The actual question is:

"Whats the worst thing you have ever done to a mate who is actually a prat, only no one actually likes him and he's never got the hint?"

I once got a lady friend of mine to text my mate the night he went back to Uni in Manchester, knowing he had been trying his luck for weeks. The txt was something simple like 'sry i missed u, we will shag nxt time ure over' but true to form this guy got the txt did a 180 degree turn and flew straight back home, only to walk in on my lady friend shagging a 17 yr old!

Cruel but it was worth it
(, Tue 5 Apr 2005, 0:20, Reply)
"Ever been caught on the job?"
nope
(, Mon 4 Apr 2005, 23:22, Reply)
What can I smell?
Thats just it what can I smell
(, Mon 4 Apr 2005, 22:55, Reply)
"Do you name inanimate objects in your possetion?"
I named my Guitar Juliet, because I love her...
(, Mon 4 Apr 2005, 20:34, Reply)
“It is better to offer no excuse than a bad one”.
George Washington once said. What’s the best excuse you’ve ever come up with?
(, Mon 4 Apr 2005, 16:14, Reply)
It's probably been done but...
One sentence to sum up your entire life to date; e.g.

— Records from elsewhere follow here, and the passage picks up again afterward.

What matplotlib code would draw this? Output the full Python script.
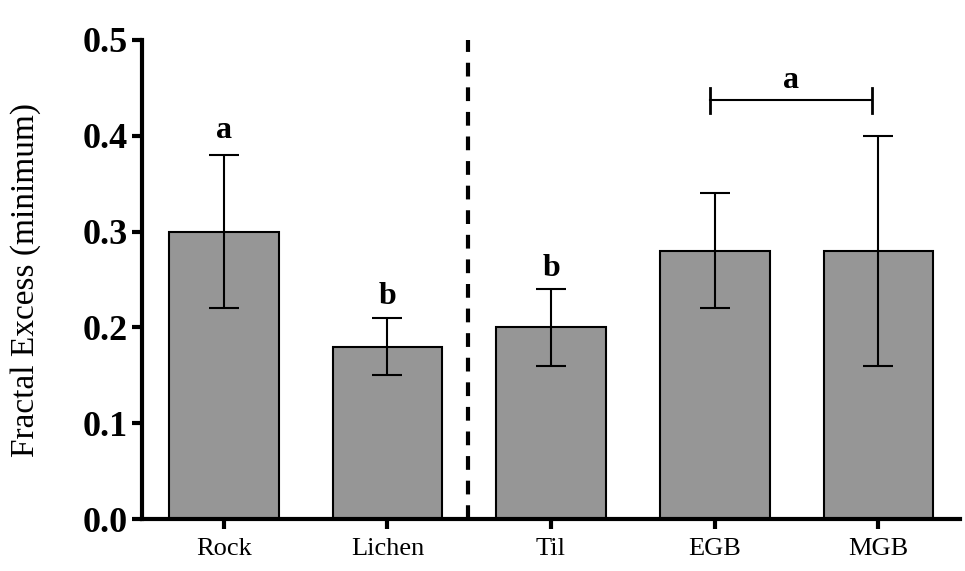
import numpy as np
import matplotlib
matplotlib.use("Agg")
import matplotlib.pyplot as plt

plt.rcParams['font.family'] = ['Liberation Serif', 'DejaVu Serif']

# data
groups = ["Rock", "Lichen", "Til", "EGB", "MGB"]
means = [0.30, 0.18, 0.20, 0.28, 0.28]
err_low = [0.08, 0.03, 0.04, 0.06, 0.12]
err_high = [0.08, 0.03, 0.04, 0.06, 0.12]
letters = ["a", "b", "b", "", ""]
letter_y = [0.406, 0.232, 0.261, None, None]
bracket_y = 0.437
bracket_label = "a"

fig = plt.figure(figsize=(9.65, 5.71), dpi=100)
ax = fig.add_axes([0.147, 0.091, 0.848, 0.839])

x = np.arange(len(groups))
ax.bar(x, means, width=0.67, color="#969696", edgecolor="black", linewidth=1.5, zorder=2)
ax.errorbar(x, means, yerr=[err_low, err_high], fmt="none", ecolor="black",
            elinewidth=1.5, capsize=10.5, capthick=1.5, zorder=3)

for xi, lab, ly in zip(x, letters, letter_y):
    if lab:
        ax.text(xi, ly, lab, ha="center", va="center", fontsize=23, fontweight="bold")

# bracket over EGB and MGB
bx0, bx1 = 2.97, 3.96
ax.plot([bx0, bx1], [bracket_y, bracket_y], color="black", lw=1.5)
ax.plot([bx0, bx0], [bracket_y - 0.013, bracket_y + 0.013], color="black", lw=2)
ax.plot([bx1, bx1], [bracket_y - 0.013, bracket_y + 0.013], color="black", lw=2)
ax.text((bx0 + bx1) / 2, bracket_y + 0.021, bracket_label, ha="center", va="center",
        fontsize=23, fontweight="bold")

# dashed divider
ax.plot([1.49, 1.49], [0, 0.5], color="black", lw=3, dashes=(3.3, 2.6), zorder=4)

ax.set_xlim(-0.5, 4.5)
ax.set_ylim(0, 0.5)
ax.set_yticks([0.0, 0.1, 0.2, 0.3, 0.4, 0.5])
ax.set_yticklabels(["0.0", "0.1", "0.2", "0.3", "0.4", "0.5"], fontsize=26, fontweight="bold")
ax.set_xticks(x)
ax.set_xticklabels(groups, fontsize=19)

ax.spines["top"].set_visible(False)
ax.spines["right"].set_visible(False)
ax.spines["left"].set_linewidth(3)
ax.spines["bottom"].set_linewidth(3)
ax.tick_params(axis="both", direction="out", length=7, width=3)
ax.tick_params(axis="y", pad=3)
ax.tick_params(axis="x", pad=7)

ax.set_ylabel("Fractal Excess (minimum)", fontsize=24)
ax.yaxis.set_label_coords(-0.123, 0.5)

fig.savefig("out.png", dpi=100)
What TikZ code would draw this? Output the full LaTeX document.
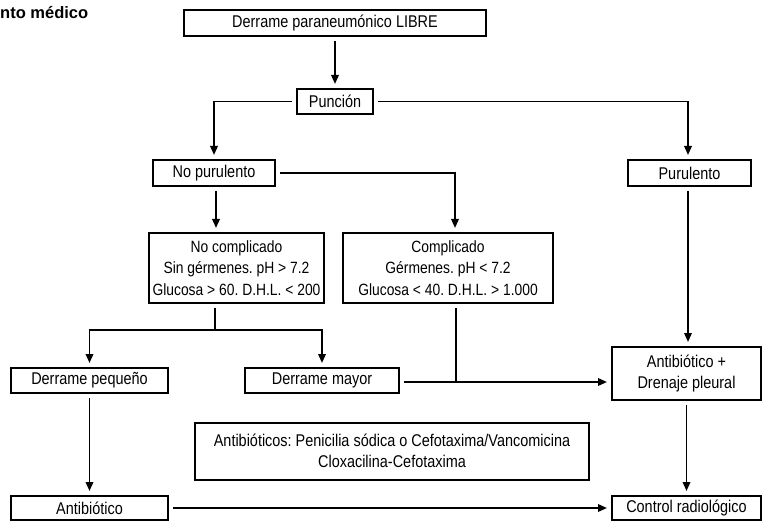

"Same old shit day in, day out, just a little hairier than I was."
(, Mon 4 Apr 2005, 15:35, Reply)
Things you don't remember doing
When I was at uni in London, me and my friends from halls had planned a big night (probably to celebrate the fact that it was Wednesday). Unfortunately, I drank two bottles of wine before we even got round to leaving, and went to bed around 9pm, complaining I didn't feel too well.

I came round at about 4am, on a park bench, somewhere. I had a hand stamp from a Soho club's student night, and a tube ticket with a girl's phone number written on it. Interesting.

So, What's the best thing you've ever done of which you have no recollection?

or perhaps a better question;

What odd new states of affairs have you woken up to?

PS: I phoned the girl, and we went out. She was lovely.
PPS: When you believe yourself to be the nerdy alter-ego of some kind of babe-magnet superhero who only appears when you're very drunk makes it pretty hard to kick a drinking habit. I'm off it now. :)
(, Mon 4 Apr 2005, 13:30, Reply)
Not a topic
Not suggesting a topic, but I think a great idea to make the reading of the QOTW board easier (and to stop the oh-so-numerous complaints), you should be able to reply to the posts like on the regular board. Maybe make them collapsable, again in the interest of making it easier to read responses to the questiong.